Caroline Nokes
Main Page: Caroline Nokes (Conservative - Romsey and Southampton North)Department Debates - View all Caroline Nokes's debates with the Wales Office
(1 week, 1 day ago)
Commons ChamberThank you, Madam Deputy Speaker, for allowing me to speak, as a lesbian MP and as co-chair of the now very large parliamentary Labour party LGBT+ group, on what is the 20th anniversary of LGBT+ History Month.
LGBT+ History Month was first celebrated in 2005, but I first came to this country well before that—in the early 1990s—and for lesbian, gay, bisexual and transgender people, it was a very different place from what it is now. We were a community ravaged by the HIV epidemic that killed so many people and so many young people, but in a cruel twist, LGBT+ people were blamed for the very epidemic that was killing us. This led to section 28 —that pernicious Conservative law that put teachers in fear of being sacked if they even acknowledged our existence, and left many LGBT+ kids alone and often bullied mercilessly at school.
On the streets, LGBT+ people were in fear of their lives. In 1990, in my own constituency of Ealing Southall, Michael Boothe was kicked to death by six men in Elthorne park in Hanwell simply because he was gay. Both the stigma of HIV and the chilling effect of section 28 kept so many people in the closet, living lives they could not be honest about for fear of the consequences. They were unable to be open to their own families, and always fearful of being outed, of being beaten up and of losing their ability to earn a living. In the 1990s, people could be sacked from their job just because of who they loved. As unreal as it now seems, you could even be refused service by a shop, a hotel or a restaurant because you were gay. There was no law against it.
How life has changed since then! The last Labour Government transformed LGBT+ people’s lives. We repealed section 28, we lifted the ban on LGB people in the military and we equalised the age of consent. We outlawed discrimination against LGBT+ people in society and in the workplace. We gave LGBT+ people the right to adopt and to access NHS fertility treatment. We brought in tougher sentences for anti-LGBT+ hate crimes, with the first ever conviction for homophobic murder in the case of Jody Dobrowski on Clapham common. We introduced civil partnerships, giving same-sex partners the same rights as married couples. We changed the law to finally acknowledge trans people’s rights to live their lives, and one of Labour’s final acts in government was the groundbreaking Equality Act 2010.
Labour built a more equal society but since then progress on LGBT+ equality has been painfully slow or has gone backwards in many respects. Anti-LGBT+ hate crime soared to record levels under the last Conservative Government, which comes as no surprise given that they demolished neighbourhood policing in this country. They slashed funding to local councils so that life-saving services for young LGBT+ people—like youth clubs and libraries, and specialist housing and sexual health workers—were cut, and they fanned the flames of a toxic debate about trans people’s right to exist.

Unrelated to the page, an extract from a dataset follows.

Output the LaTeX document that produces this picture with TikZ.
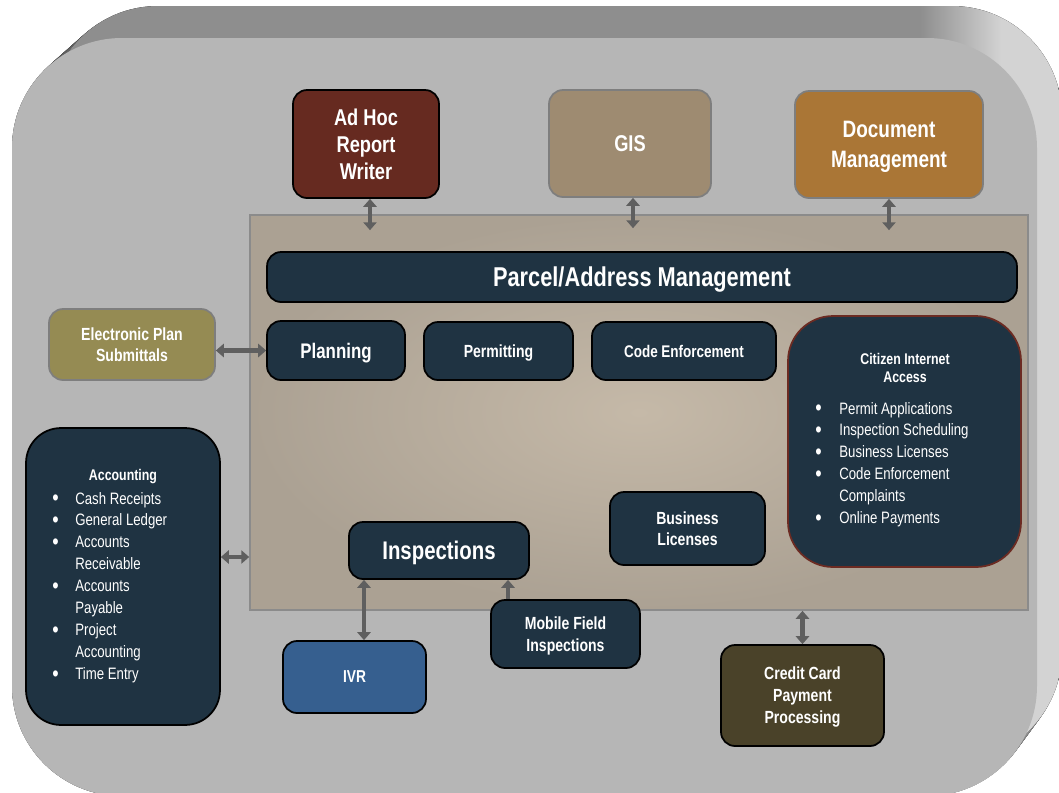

It has taken a new Labour Government to pick up where we left off and restart the work that is still needed to ensure equality for LGBT+ people. We are righting the wrongs of the past by paying compensation to those sacked from the armed forces for being LGBT+. We are rolling out opt-out HIV testing, with the Prime Minister himself taking a test on camera this week. And we have opened the first of six new trans healthcare hubs.
It is still too easy for employers to sack an LGBT+ worker but pretend it was nothing to do with discrimination. So Labour’s Employment Rights Bill introduces a new day one protection against any unfair dismissal, which should make it harder for employers to get away with discriminating. Our plan to end zero-hours contracts will help stop young and low paid LGBT+ workers being denied work because of who they are. LGBT+ workers often have to come out to their employer when asking for time off, but the Employment Rights Bill introduces a new day one right to bereavement leave and a default right to flexible working, both of which will make it easier for LGBT+ workers to get what they are entitled to without having to tell their life story to their employer.
The Minister has confirmed she will reform outdated gender recognition laws and will soon be coming forward with inclusive plans to outlaw conversion practices, a promise repeatedly made by the last Conservative Government but which they again and again failed to deliver. Labour will finally stop this licensed abuse of LGBT+ people.
As part of our plan for change we will be modernising healthcare for trans people and we will be putting a specialist mental health professional in every school. We are also rolling out Young Futures hubs in every community, bringing back those youth services. This Labour Government will also put neighbourhood police back on our streets and make LGBT+ hate crime an aggravated offence.
LGBT+ History Month is a time to celebrate everything that has been achieved but also to acknowledge the work still to do to win true equality. This new Labour Government will transform LGBT+ people’s lives again, just as we did before, and our plan for change will rebuild the NHS, the police and the education system that we all need, whether we are LGBT+ or not.